Iridoviruses were distinguished from chloriridoviruses by the color of the iridescence displayed by infected insects or concentrated virus stocks and by virion size. Recent phylogenetic analysis of 10 members of this subfamily indicate that a revision is needed and that phylogenetic placement, rather than color or virion size, is the most appropriate metric to differentiate members of these two genera (Figure 6.Iridoviridae).
Virions are icosahedral particles that may or may not be enveloped. Virions display a fringe of proteins surrounding the particle. Particle diameter is 120–130 nm in ultrathin section. Iridoviruses are assumed to contain approximately 1,472 capsomers arranged as 20 trisymmetrons and 12 pentasymmetrons. A detailed description of virion morphology is presented in the Iridoviridae family section using invertebrate iridescent virus 6 (IIV6), the type species of the genus Iridovirus, as the model.
Physicochemical and physical properties
Virions have a Mol Wt of approximately 1.28×109, a buoyant density of 1.30–1.33 g cm−3, and a sedimentation coefficient of 2,020–2,250S. IIV6 is sensitive to chloroform, SDS, sodium deoxycholate, ethanol, pH 3 and pH 11, but is not sensitive to trypsin, lipase, phospholipase A2 or EDTA. Sensitivity to ether and chloroform depends on the assay system employed.
The 212 kbp genome of IIV6 contains 215 putative ORFs. Dot plot comparison of the IIV6 (genus Iridovirus) and IIV3 (genus Chloriridovirus) genomes shows no co-linearity.
Although 215 ORFs have been identified in IIV6, it is unclear whether the large number of putative proteins is due to a more complex virion, or an increase in non-structural proteins that impact virulence, host evasion, and viral replicative events. SDS-PAGE has identified more than 30 virion-associated polypeptides ranging in size from 11–200 kDa whereas proteomic analysis suggests up to twice as many (Wong et al., 2011, Ince et al., 2010). The virion core contains a major component of 12.5 kDa and at least five additional proteins.

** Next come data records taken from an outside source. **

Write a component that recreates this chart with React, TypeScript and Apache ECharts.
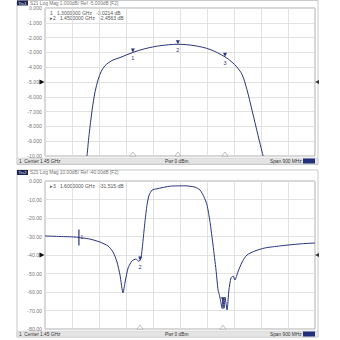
import React, { useEffect, useRef } from "react";
import * as echarts from "echarts";

// ---- data (frequency in GHz, magnitude in dB) ----
const TOP_FREQ = [1.14, 1.147, 1.157, 1.167, 1.177, 1.187, 1.2, 1.223, 1.25, 1.293, 1.333, 1.383, 1.443, 1.5, 1.55, 1.6, 1.623, 1.64, 1.657, 1.673, 1.69, 1.71, 1.727];
const TOP_DB = [-10, -8.55, -6.9, -5.65, -4.85, -4.3, -3.9, -3.55, -3.35, -3.0, -2.75, -2.55, -2.45, -2.55, -2.8, -3.3, -3.65, -4.0, -4.5, -5.5, -6.9, -8.6, -10];

const BOT_FREQ = [1.0, 1.05, 1.1, 1.15, 1.183, 1.21, 1.227, 1.24, 1.25, 1.26, 1.267, 1.277, 1.29, 1.303, 1.313, 1.32, 1.327, 1.333, 1.34, 1.347, 1.357, 1.373, 1.417, 1.467, 1.5, 1.517, 1.53, 1.54, 1.55, 1.56, 1.57, 1.577, 1.583, 1.59, 1.593, 1.597, 1.6, 1.607, 1.613, 1.62, 1.627, 1.633, 1.643, 1.657, 1.673, 1.7, 1.733, 1.783, 1.85, 1.9];
const BOT_DB = [-29.7, -30.0, -30.3, -31.4, -33.0, -35.1, -38.4, -43.8, -50.8, -60.5, -54.6, -47.0, -43.2, -42.2, -43.5, -41.6, -31.9, -22.2, -13.0, -7.6, -4.9, -4.2, -2.8, -2.6, -3.3, -4.9, -8.6, -13.0, -22.0, -34.6, -48.0, -59.0, -62.7, -68.6, -63.2, -68.6, -62.7, -69.7, -58.9, -52.4, -51.4, -53.5, -49.2, -43.8, -40.0, -37.8, -36.2, -35.1, -34.0, -33.5];

const TOP_MARKERS = [
  { name: "1", f: 1.293, db: -3.0 },
  { name: "2", f: 1.443, db: -2.45 },
  { name: "3", f: 1.6, db: -3.3 },
];
const BOT_MARKERS = [
  { name: "1", f: 1.113, db: -30.5 },
  { name: "2", f: 1.317, db: -43.0 },
  { name: "3", f: 1.593, db: -65.0 },
];

const TOP_HEADER = "S21 Log Mag 1.000dB/ Ref -5.000dB [F2]";
const BOT_HEADER = "S21 Log Mag 10.00dB/ Ref -40.00dB [F2]";
const TOP_MKR_TEXT = ["1   1.3000000 GHz   -3.0214 dB", "\u25B82   1.4500000 GHz   -2.4563 dB"];
const BOT_MKR_TEXT = ["\u25B83   1.6000000 GHz   -31.515 dB"];
const STATUS_LEFT = "1  Center 1.45 GHz";
const STATUS_MID = "Pwr 0 dBm";
const STATUS_RIGHT = "Span 900 MHz";

const F_MIN = 1.0;
const F_MAX = 1.9;
const TOP_REF = -5;
const BOT_REF = -40;

const FONT = "Liberation Sans, Arial, sans-serif";
const LINE = "#28347a";
const GRIDC = "#dadada";
const TXT = "#777";

function fmt(v: number) {
  if (v === 0) return "0.000";
  return Math.abs(v) >= 10 ? v.toFixed(2) : v.toFixed(3);
}

function panelMarkers(markers: { name: string; f: number; db: number }[], ymin: number, ref: number, barFirst: boolean) {
  const data: any[] = [];
  markers.forEach((m, i) => {
    if (barFirst && i === 0) {
      data.push({
        coord: [m.f, m.db],
        symbol: "rect",
        symbolSize: [1.2, 16],
        itemStyle: { color: LINE },
        label: { show: true, formatter: m.name, position: "right", distance: 1, fontSize: 5, color: LINE, fontFamily: FONT },
      });
    } else {
      data.push({
        coord: [m.f, m.db],
        symbol: "triangle",
        symbolRotate: 180,
        symbolSize: 4,
        symbolOffset: [0, -2],
        itemStyle: { color: LINE },
        label: { show: true, formatter: m.name, position: "bottom", distance: 3, fontSize: 5.5, color: LINE, fontFamily: FONT },
      });
    }
    if (!(barFirst && i === 0)) {
      data.push({
        coord: [m.f, ymin],
        symbol: "triangle",
        symbolSize: [6, 4],
        symbolOffset: [0, -2],
        itemStyle: { color: "#fff", borderColor: "#999", borderWidth: 0.6 },
        label: { show: false },
      });
    }
  });
  data.push({
    coord: [F_MIN, ref],
    symbol: "triangle",
    symbolRotate: -90,
    symbolSize: 5,
    symbolOffset: [-3, 0],
    itemStyle: { color: "#111" },
    label: { show: false },
  });
  data.push({
    coord: [F_MAX, ref],
    symbol: "triangle",
    symbolRotate: 90,
    symbolSize: 4,
    symbolOffset: [2, 0],
    itemStyle: { color: "#333" },
    label: { show: false },
  });
  return { silent: true, animation: false, data };
}

function textEl(x: number, y: number, text: string, opts: any = {}) {
  return {
    type: "text",
    x,
    y,
    style: { text, fontSize: 4.8, fill: TXT, fontFamily: FONT, ...opts },
    silent: true,
  };
}

export default function App() {
  const ref = useRef<HTMLDivElement>(null);
  useEffect(() => {
    if (!ref.current) return;
    const chart = echarts.init(ref.current, null, { renderer: "svg" });
    const divAxis = (gridIndex: number) => ({
      type: "value",
      gridIndex,
      min: 0,
      max: 10,
      interval: 1,
      axisLine: { show: false },
      axisTick: { show: false },
      axisLabel: { show: false },
      splitLine: { show: true, lineStyle: { color: GRIDC, width: 0.8 } },
    });
    const fAxis = (gridIndex: number) => ({
      type: "value",
      gridIndex,
      min: F_MIN,
      max: F_MAX,
      show: false,
      splitLine: { show: false },
    });
    const yAxis = (gridIndex: number, min: number, max: number, interval: number) => ({
      type: "value",
      gridIndex,
      min,
      max,
      interval,
      axisLine: { show: false },
      axisTick: { show: false },
      axisLabel: { fontSize: 5.2, color: TXT, fontFamily: FONT, margin: 3, formatter: fmt },
      splitLine: { show: true, lineStyle: { color: GRIDC, width: 0.8 } },
    });

    const bar = (y: number) => [
      { type: "rect", shape: { x: 17, y, width: 301, height: 6 }, style: { fill: "#e4e4e4", stroke: "#c8c8c8", lineWidth: 0.5 }, silent: true },
    ];

    chart.setOption({
      animation: false,
      backgroundColor: "#fff",
      grid: [
        { left: 45, right: 25, top: 8, height: 148, show: true, borderColor: "#999", borderWidth: 0.8, backgroundColor: "#fff" },
        { left: 45, right: 25, top: 181, height: 148, show: true, borderColor: "#999", borderWidth: 0.8, backgroundColor: "#fff" },
      ],
      xAxis: [divAxis(0), fAxis(0), divAxis(1), fAxis(1)],
      yAxis: [yAxis(0, -10, 0, 1), yAxis(1, -80, 0, 10)],
      series: [
        {
          type: "line",
          xAxisIndex: 1,
          yAxisIndex: 0,
          data: TOP_FREQ.map((f, i) => [f, TOP_DB[i]]),
          showSymbol: false,
          smooth: 0.3,
          lineStyle: { color: LINE, width: 1 },
          markPoint: panelMarkers(TOP_MARKERS, -10, TOP_REF, false),
        },
        {
          type: "line",
          xAxisIndex: 3,
          yAxisIndex: 1,
          data: BOT_FREQ.map((f, i) => [f, BOT_DB[i]]),
          showSymbol: false,
          smooth: 0.2,
          lineStyle: { color: LINE, width: 1 },
          markPoint: panelMarkers(BOT_MARKERS, -80, BOT_REF, true),
        },
      ],
      graphic: [
        // panel frames
        { type: "rect", shape: { x: 17, y: 0.5, width: 301, height: 164 }, style: { fill: "none", stroke: "#bbb", lineWidth: 0.8 }, silent: true, z: -1 },
        { type: "rect", shape: { x: 17, y: 170, width: 301, height: 167 }, style: { fill: "none", stroke: "#bbb", lineWidth: 0.8 }, silent: true, z: -1 },
        // headers
        { type: "rect", shape: { x: 17, y: 0.5, width: 11, height: 5 }, style: { fill: "#1c2350" }, silent: true },
        textEl(18.5, 1.2, "Trc1", { fill: "#fff", fontSize: 4 }),
        textEl(30, 0.8, TOP_HEADER),
        { type: "rect", shape: { x: 17, y: 170, width: 11, height: 5 }, style: { fill: "#1c2350" }, silent: true },
        textEl(18.5, 170.7, "Trc2", { fill: "#fff", fontSize: 4 }),
        textEl(30, 170.3, BOT_HEADER),
        // marker readouts
        ...TOP_MKR_TEXT.map((t, i) => textEl(50, 10 + i * 5.5, t, { fill: "#555", fontSize: 5 })),
        ...BOT_MKR_TEXT.map((t, i) => textEl(50, 183 + i * 5.5, t, { fill: "#555", fontSize: 5 })),
        // status bars
        ...bar(158),
        textEl(19, 158.8, STATUS_LEFT, { fill: "#333" }),
        textEl(165, 158.8, STATUS_MID, { fill: "#333" }),
        textEl(270, 158.8, STATUS_RIGHT, { fill: "#333" }),
        { type: "rect", shape: { x: 303, y: 158.5, width: 12, height: 5 }, style: { fill: "#22307a" }, silent: true },
        ...bar(331),
        textEl(19, 331.8, STATUS_LEFT, { fill: "#333" }),
        textEl(165, 331.8, STATUS_MID, { fill: "#333" }),
        textEl(270, 331.8, STATUS_RIGHT, { fill: "#333" }),
        { type: "rect", shape: { x: 303, y: 331.5, width: 12, height: 5 }, style: { fill: "#22307a" }, silent: true },
      ],
    });
    return () => chart.dispose();
  }, []);
  return (
    <div
      ref={ref}
      style={{ position: "fixed", left: 0, top: 0, width: 340, height: 340, background: "#fff" }}
    />
  );
}
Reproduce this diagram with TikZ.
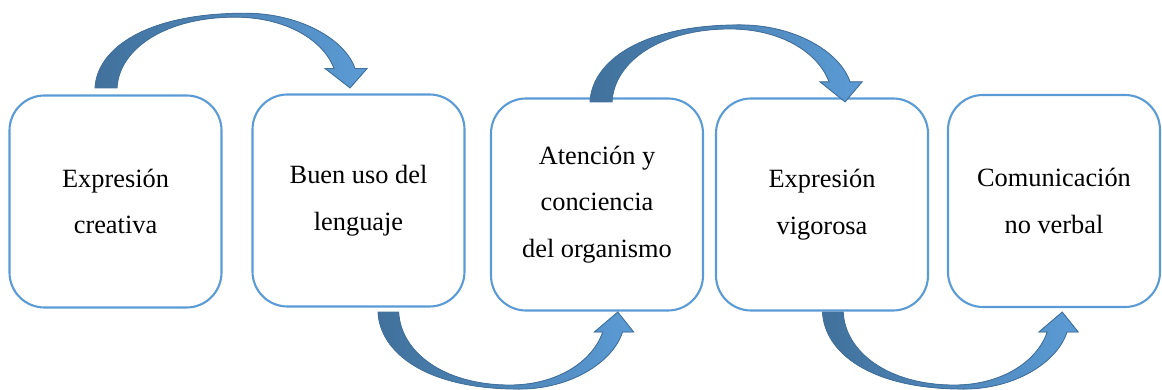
\documentclass[tikz,border=0pt]{standalone}
\usepackage{fontspec}
\setmainfont{Liberation Serif}

\definecolor{rahmenblau}{RGB}{91,155,213}
\definecolor{pfeildunkel}{RGB}{65,113,156}
\definecolor{pfeilhell}{RGB}{91,155,213}

% gebogener Blockpfeil: Startpunkt, x-Faktor, y-Faktor
\newcommand{\bogenpfeil}[3]{%
  \begin{scope}[shift={(#1)}, x=#2*0.02cm, y=#3*0.02cm]
    \filldraw[pfeil] (0,0) .. controls (2,40) and (50,77) .. (150,77)
      .. controls (205,77) and (250,50) .. (260,20) -- (272,20) -- (255,0)
      -- (230,20) -- (239,20) .. controls (228,50) and (190,73) .. (140,73)
      .. controls (70,73) and (24,40) .. (22,0) -- cycle;
  \end{scope}}

\begin{document}
\begin{tikzpicture}[
    kasten/.style={draw=rahmenblau, line width=1.2pt, rounded corners=0.7cm,
      minimum width=4.24cm, minimum height=4.24cm, align=center,
      font=\fontsize{15}{26.5}\selectfont},
    pfeil/.style={draw=pfeildunkel, line width=0.5pt,
      left color=pfeildunkel, middle color=pfeildunkel, right color=pfeilhell}]

        \useasboundingbox (0,0) rectangle (23.24,7.8);

        % Kaesten
        \node [kasten] (kasten1) at (2.31,3.77) {Expresión\\creativa};
        \node [kasten] (kasten2) at (7.17,3.79) {Buen uso del\\lenguaje};
        \node [kasten] (kasten3) at (11.94,3.71) {Atención y\\conciencia\\del organismo};
        \node [kasten] (kasten4) at (16.44,3.71) {Expresión\\vigorosa};
        \node [kasten] (kasten5) at (21.08,3.78) {Comunicación\\no verbal};

        % Startpunkte der Bogenpfeile
        \coordinate (start1) at ([xshift=-0.41cm, yshift=0.13cm]kasten1.north);
        \coordinate (start2) at ([xshift=0.39cm, yshift=-0.09cm]kasten2.south);
        \coordinate (start3) at ([xshift=-0.14cm, yshift=-0.09cm]kasten3.north);
        \coordinate (start4) at ([xshift=0.01cm, yshift=-0.01cm]kasten4.south);

        % Bogenpfeile
        \bogenpfeil{start1}{1}{0.97}
        \bogenpfeil{start2}{0.94}{-1}
        \bogenpfeil{start3}{1}{1}
        \bogenpfeil{start4}{0.94}{-1}

\end{tikzpicture}
\end{document}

Genome organization and replication
Although IIV6 and IIV3 contain 68 ORFs in common, co-linearity is not seen indicating that, as with other iridovirids, gene order is plastic and genes within the same temporal class (i.e., immediate early, delayed early, and late) are not clustered.
Iridoviruses have been isolated from a wide range of arthropods, particularly insects in aquatic or damp habitats. For example IIV6 (also designated Chilo iridescent virus after the host from which it was first isolated, Chilo suppressalis, the rice stem borer) infects over 100 insect species. Patently infected animals and purified viral pellets display violet, blue or turquoise iridescence. Covert, non-lethal infections may be common in certain hosts. No evidence exists for transovarial transmission and where horizontal transmission has been demonstrated, it is usually by cannibalism or predation of infected invertebrate hosts. Following experimental infection, many members of the genus can replicate in a large number of insects. In nature, the host range appears to vary but there is evidence, for some viruses, of natural transmission across insect orders and even phyla. Invertebrate iridescent viruses have a global distribution. Interestingly, reptiles and amphibians fed iridovirus-infected insects appear to become infected (Papp et al., 2014).
Early work indicated that IIV6 was serologically unrelated to any other small iridescent virus, but other isolates were related to various extents (see below). Cross-reactivity is likely to reflect the degree of sequence identity within the major capsid protein and other structural proteins.
Derivation of names
Invertebrate iridescent viruses (i.e., IIVs) were designated in the order in which they were identified. They were also given common names based on the host from which they were isolated, i.e., IIV6, Chilo iridescent virus; IIV1, Tipula iridescent virus.
Species demarcation criteria
The major capsid protein of IIV1 shows 66.4% amino acid (aa) sequence identity to that of IIV6 and approximately 50% or lower aa sequence identity to iridovirids in other genera. Less than 1% DNA–DNA hybridization was detected by the dot-blot method between IIV1 and IIV6 genomic DNA (stringency: 26% mismatch). Restriction endonuclease profiles (HindII, EcoRI, SalI) showed a coefficient of similarity of <66% between IIV1 and IIV6. Moreover, these species did not share common antigens when tested by tube precipitation, infectivity neutralization, reversed single radial immunodiffusion or enzyme-linked immunosorbent assay. Given the current ease of sequence determination, future demarcation of viral species will likely rely more on genomic sequence analysis, host range, clinical features, etc., and less on restriction endonuclease profiles, hybridization data, and immunological cross-reactivity.